Archaeological collections should be organized in a manner that will facilitate their continued use in research and contribute to their long-term preservation. Most collections submitted for long-term curation are recovered during research projects and represent physical evidence supporting inferences and conclusions reached in the project reports. The integrity of this research evidence must not be compromised by mixing materials and documents from different research projects, even through the different studies include material from the same site. For the same reason, materials from a given research project should not be divided among different repositories. The Archaeological Survey of Idaho repositories will not accept partial collections for curation. The Survey requires that all artifactual, environmental and documentary materials from a project should be submitted concurrently.
Within a given research project, materials should be sorted initially by site, if the collection represents more than one site and secondly in accordance with the artifact catalogue or in a manner consistent with the analytical categories used in the research project.
When bulk material such as flakes or sherds have been sampled for statistical analyses, the individual items making up the sample should be kept together for reference by subsequent researchers and not returned to bulk containers. Similarly, individual catalogued items selected for statistical samples should have the catalogue annotated to identify each individual item selected for a particular analysis, thus permitting that particular sample to be reassembled by subsequent researchers.
In order to provide appropriate storage for different kinds of materials, it is necessary to further organize collections into groups which require different storage environments. The following categories of materials reflect the increasing sensitivity to temperature and humidity conditions and can be used to guide the organization of collections for long-term curation:
Group A: Stable fired ceramics and stone (no salt issues)
- Inorganic architectural materials (plaster, brick)

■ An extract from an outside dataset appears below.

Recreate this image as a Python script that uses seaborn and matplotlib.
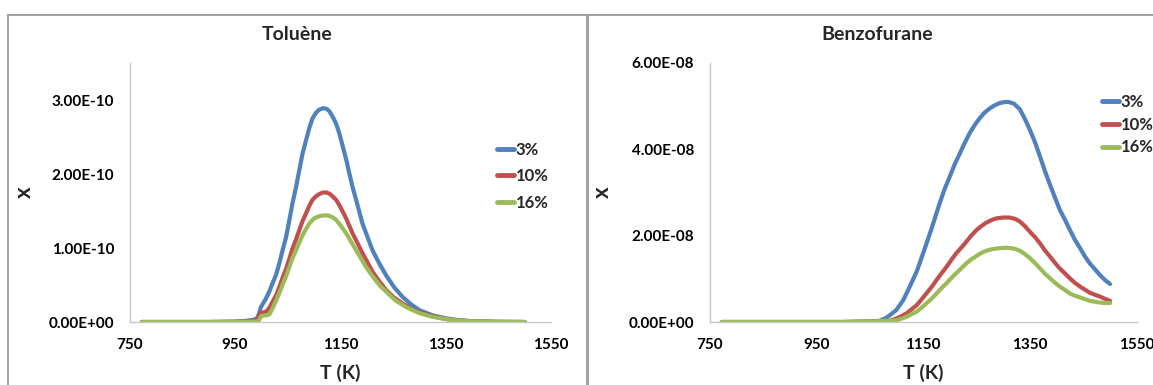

Group B: Stable metal objects
- Stable glass objects
- Bagged Dry pollen, flotation and soil samples
- Bagged faunal remains
Group C: Worked bone, antler and shell
- Botanical specimens
- Wood, bark and basketry
Group D: Skin, Hide and Leather
Group E: Unstable (salt-contaminated) ceramics and stone
- Unstable glass
- Unstable metal
- Mummified animal remains
- Composite Objects
Items which require special storage conditions and items which are unusually significant or intrinsically valuable (e.g. coins, precious metals) should be separated from the rest of the collection and brought to the attention of the repository's staff so that they can be given immediate attention upon their delivery to the repository.